Indeed, the national football dominance of the Southeastern Conference seems to be traceable directly to the substandard quality of life, relative to the rest of America, in the comparatively poor, comparatively under-educated and comparatively obese condition of citizens living in the states containing schools competing in football in the SEC.

The more you pay your college football coach, the less you pay your working people. The fitter your football stars, the less fit your fans.

Those are sub-theories of the general theory. Actually they also are … well, pretty much facts, or at least solid rules of thumb.

What happened in Arkansas on Election Day was that the state ended its peculiar status as a progressive island in the Football Ocean. It went wholesale for anti-government regression, which all its neighbors had begun embracing more than two decades before.

While all other states of our collegiate athletic alliance eschewed Medicaid expansion under Obamacare because it was … well, I don’t know … socialism, they thought … Arkansas put its better Democratic and Republican minds together and came up with the private-option form of Medicaid expansion to put Medicaid people into private health-care policies.

It has worked marvelously and become the talk and perhaps envy of the country.

But the voters of Arkansas elected last Tuesday two state senators and six state representatives who vowed to kill the private option.

Needing a three-fourths vote for its annual appropriation, the private option hasn’t that many votes to spare from the bare minimum it achieved after multiple runs earlier this year.

That means the private option is likely to die. And that means Arkansas will become poorer and fatter and less insured and altogether more like Mississippi.
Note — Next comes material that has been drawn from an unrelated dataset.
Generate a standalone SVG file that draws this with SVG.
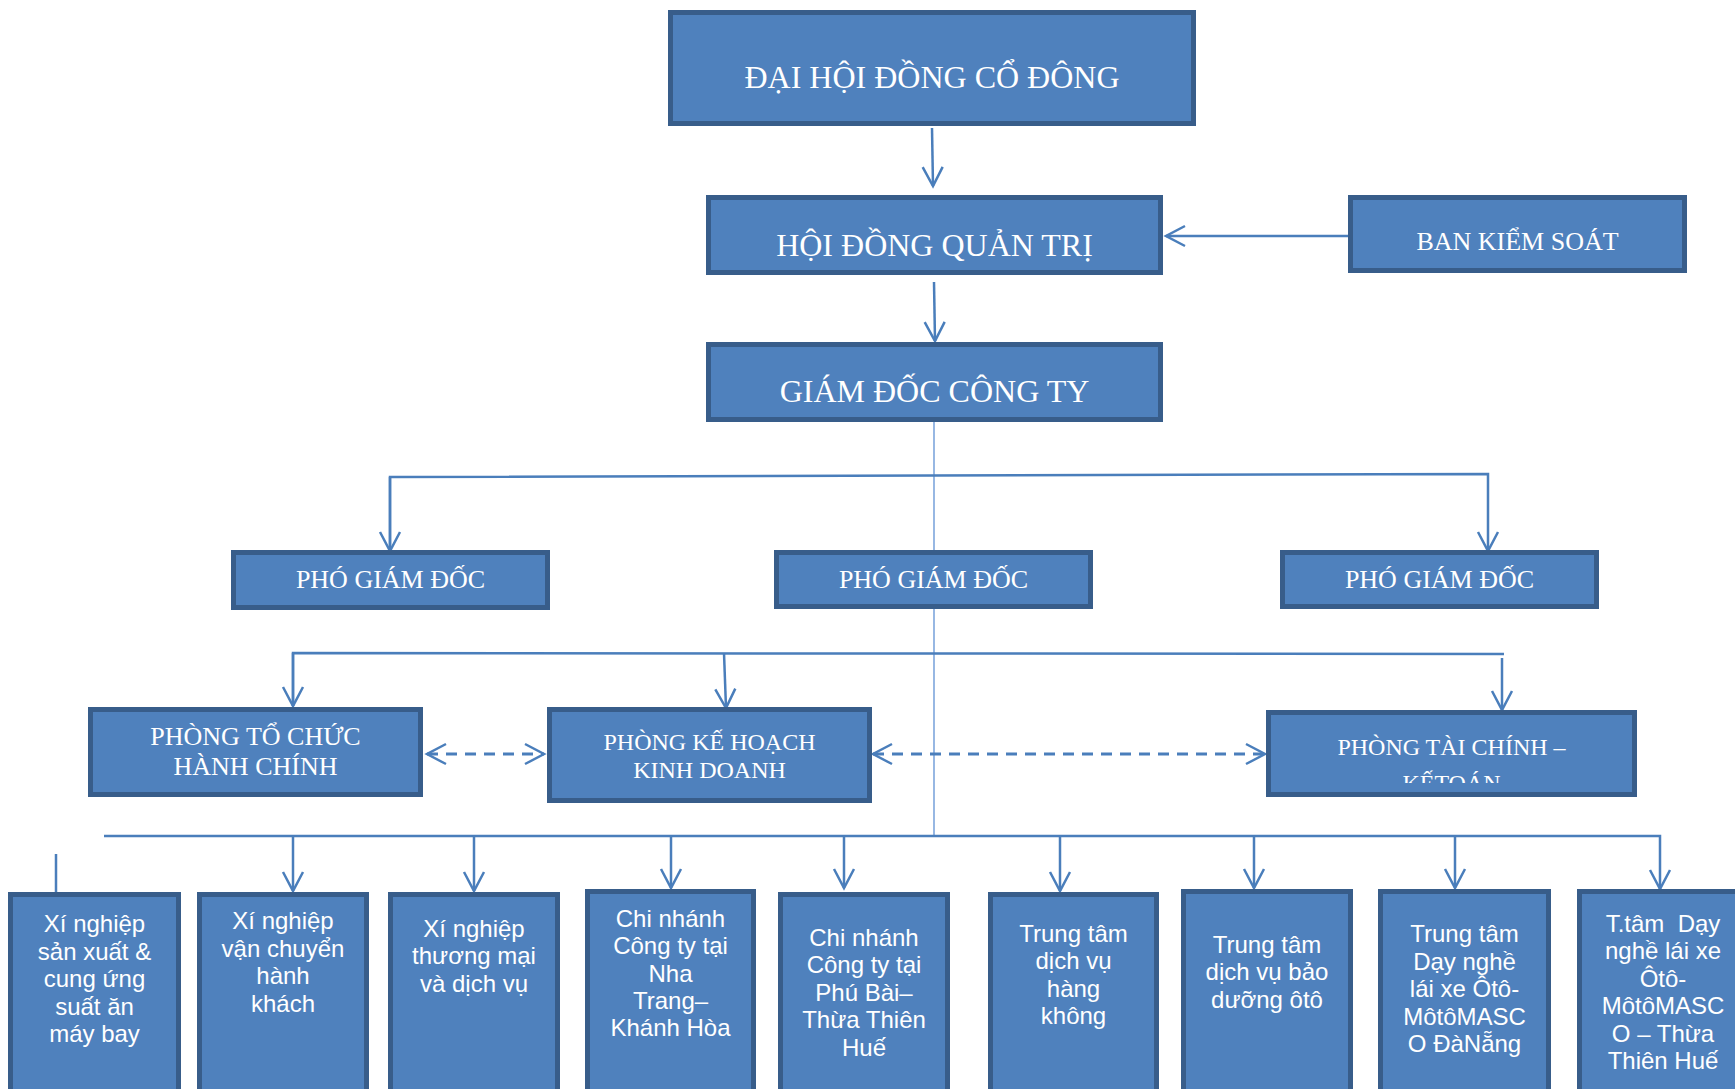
<svg xmlns="http://www.w3.org/2000/svg" width="1735" height="1089" viewBox="0 0 1735 1089">
<style>
.box{fill:#4f81bd;stroke:#385d8a;stroke-width:5}
.ser{font-family:"Liberation Serif","Times New Roman",serif;fill:#ffffff;text-anchor:middle}
.san{font-family:"Liberation Sans",Arial,sans-serif;font-size:24px;fill:#ffffff;text-anchor:middle}
.ln{fill:none;stroke:#4a7ebb;stroke-width:2.5}
.thin{fill:none;stroke:#7ea6dc;stroke-width:1.6}
.dash{fill:none;stroke:#4a7ebb;stroke-width:3;stroke-dasharray:11 8}
</style>
<defs>
<marker id="ah" markerUnits="userSpaceOnUse" markerWidth="26" markerHeight="26" refX="22" refY="13" orient="auto-start-reverse">
<path d="M3,3 L22,13 L3,23" fill="none" stroke="#4a7ebb" stroke-width="2.5"/>
</marker>
<clipPath id="kt"><rect x="1268" y="712" width="367" height="71"/></clipPath>
</defs>
<g id="connectors">
<line class="thin" x1="934" y1="422" x2="934" y2="836"/>
<line class="ln" x1="932" y1="128" x2="933" y2="186" marker-end="url(#ah)"/>
<line class="ln" x1="1348" y1="236" x2="1166" y2="236" marker-end="url(#ah)"/>
<line class="ln" x1="934" y1="282" x2="935" y2="341" marker-end="url(#ah)"/>
<polyline class="ln" points="390,551 390,477 1488,474 1488,551" marker-end="url(#ah)"/>
<path class="ln" d="M390,477 L390,551" marker-end="url(#ah)"/>
<polyline class="ln" points="293,706 293,653 1504,654"/>
<path class="ln" d="M293,653 L293,706" marker-end="url(#ah)"/>
<line class="ln" x1="724" y1="653" x2="726" y2="708" marker-end="url(#ah)"/>
<line class="ln" x1="1502" y1="658" x2="1502" y2="710" marker-end="url(#ah)"/>
<line class="dash" x1="427" y1="754" x2="544" y2="754" marker-start="url(#ah)" marker-end="url(#ah)"/>
<line class="dash" x1="873" y1="754" x2="1265" y2="754" marker-start="url(#ah)" marker-end="url(#ah)"/>
<polyline class="ln" points="104,836 1660,836 1660,889" marker-end="url(#ah)"/>
<line class="ln" x1="56" y1="854" x2="56" y2="892"/>
<line class="ln" x1="293" y1="837" x2="293" y2="891" marker-end="url(#ah)"/>
<line class="ln" x1="474" y1="837" x2="474" y2="891" marker-end="url(#ah)"/>
<line class="ln" x1="671" y1="837" x2="671" y2="888" marker-end="url(#ah)"/>
<line class="ln" x1="844" y1="837" x2="844" y2="888" marker-end="url(#ah)"/>
<line class="ln" x1="1060" y1="837" x2="1060" y2="891" marker-end="url(#ah)"/>
<line class="ln" x1="1254" y1="837" x2="1254" y2="888" marker-end="url(#ah)"/>
<line class="ln" x1="1455" y1="837" x2="1455" y2="888" marker-end="url(#ah)"/>
</g>
<g id="dhdcd"><rect class="box" x="670.5" y="12.5" width="523" height="111"/><text class="ser" x="932" y="88" font-size="32">ĐẠI HỘI ĐỒNG CỔ ĐÔNG</text></g>
<g id="hdqt"><rect class="box" x="708.5" y="197.5" width="452" height="75"/><text class="ser" x="934.5" y="256" font-size="32">HỘI ĐỒNG QUẢN TRỊ</text></g>
<g id="bks"><rect class="box" x="1350.5" y="197.5" width="334" height="73"/><text class="ser" x="1517.5" y="250" font-size="26">BAN KIỂM SOÁT</text></g>
<g id="gd"><rect class="box" x="708.5" y="344.5" width="452" height="75"/><text class="ser" x="934.5" y="402" font-size="32">GIÁM ĐỐC CÔNG TY</text></g>
<g id="pgd1"><rect class="box" x="233.5" y="552.5" width="314" height="55"/><text class="ser" x="390.5" y="588" font-size="26">PHÓ GIÁM ĐỐC</text></g>
<g id="pgd2"><rect class="box" x="776.5" y="552.5" width="314" height="54"/><text class="ser" x="933.5" y="588" font-size="26">PHÓ GIÁM ĐỐC</text></g>
<g id="pgd3"><rect class="box" x="1282.5" y="552.5" width="314" height="54"/><text class="ser" x="1439.5" y="588" font-size="26">PHÓ GIÁM ĐỐC</text></g>
<g id="ptc"><rect class="box" x="90.5" y="709.5" width="330" height="85"/><text class="ser" font-size="26"><tspan x="255.5" y="745">PHÒNG TỔ CHỨC</tspan><tspan x="255.5" y="775">HÀNH CHÍNH</tspan></text></g>
<g id="pkh"><rect class="box" x="549.5" y="709.5" width="320" height="91"/><text class="ser" font-size="24"><tspan x="709.5" y="750">PHÒNG KẾ HOẠCH</tspan><tspan x="709.5" y="778">KINH DOANH</tspan></text></g>
<g id="ptckt"><rect class="box" x="1268.5" y="712.5" width="366" height="82"/><text class="ser" font-size="24" x="1451.5" y="755">PHÒNG TÀI CHÍNH –</text><text class="ser" font-size="24" x="1451.5" y="791" clip-path="url(#kt)">KẾTOÁN</text></g>
<g id="b1"><rect class="box" x="10.5" y="894.5" width="168" height="220"/><text class="san"><tspan x="94.5" y="932">Xí nghiệp</tspan><tspan x="94.5" y="960">sản xuất &amp;</tspan><tspan x="94.5" y="987">cung ứng</tspan><tspan x="94.5" y="1015">suất ăn</tspan><tspan x="94.5" y="1042">máy bay</tspan></text></g>
<g id="b2"><rect class="box" x="199.5" y="894.5" width="167" height="220"/><text class="san"><tspan x="283" y="929">Xí nghiệp</tspan><tspan x="283" y="957">vận chuyển</tspan><tspan x="283" y="984">hành</tspan><tspan x="283" y="1012">khách</tspan></text></g>
<g id="b3"><rect class="box" x="390.5" y="894.5" width="167" height="220"/><text class="san"><tspan x="474" y="937">Xí nghiệp</tspan><tspan x="474" y="964">thương mại</tspan><tspan x="474" y="992">và dịch vụ</tspan></text></g>
<g id="b4"><rect class="box" x="587.5" y="891.5" width="166" height="220"/><text class="san"><tspan x="670.5" y="927">Chi nhánh</tspan><tspan x="670.5" y="954">Công ty tại</tspan><tspan x="670.5" y="982">Nha</tspan><tspan x="670.5" y="1009">Trang–</tspan><tspan x="670.5" y="1036">Khánh Hòa</tspan></text></g>
<g id="b5"><rect class="box" x="780.5" y="894.5" width="167" height="220"/><text class="san"><tspan x="864" y="946">Chi nhánh</tspan><tspan x="864" y="973">Công ty tại</tspan><tspan x="864" y="1001">Phú Bài–</tspan><tspan x="864" y="1028">Thừa Thiên</tspan><tspan x="864" y="1056">Huế</tspan></text></g>
<g id="b6"><rect class="box" x="990.5" y="894.5" width="166" height="220"/><text class="san"><tspan x="1073.5" y="942">Trung tâm</tspan><tspan x="1073.5" y="969">dịch vụ</tspan><tspan x="1073.5" y="997">hàng</tspan><tspan x="1073.5" y="1024">không</tspan></text></g>
<g id="b7"><rect class="box" x="1183.5" y="891.5" width="167" height="220"/><text class="san"><tspan x="1267" y="953">Trung tâm</tspan><tspan x="1267" y="980">dịch vụ bảo</tspan><tspan x="1267" y="1008">dưỡng ôtô</tspan></text></g>
<g id="b8"><rect class="box" x="1380.5" y="891.5" width="168" height="220"/><text class="san"><tspan x="1464.5" y="942">Trung tâm</tspan><tspan x="1464.5" y="970">Dạy nghề</tspan><tspan x="1464.5" y="997">lái xe Ôtô-</tspan><tspan x="1464.5" y="1025">MôtôMASC</tspan><tspan x="1464.5" y="1052">O ĐàNẵng</tspan></text></g>
<g id="b9"><rect class="box" x="1579.5" y="891.5" width="200" height="220"/><text class="san" xml:space="preserve" style="white-space:pre"><tspan x="1663" y="932">T.tâm  Dạy</tspan><tspan x="1663" y="959">nghề lái xe</tspan><tspan x="1663" y="987">Ôtô-</tspan><tspan x="1663" y="1014">MôtôMASC</tspan><tspan x="1663" y="1042">O – Thừa</tspan><tspan x="1663" y="1069">Thiên Huế</tspan></text></g>
</svg>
And that, in turn, means Brandon Allen’s passing arm will get stronger and the linebackers meaner and the receivers faster and the defensive backs bolder. Extra points may even get easier.

It may happen in these remaining three regular-season games. Or it might not take full effect until next season, when the political situation will provide a strong basis for hope that a national championship is not out of the question.

For that matter, things may get so bad in Arkansas that even the Red Wolves can get good.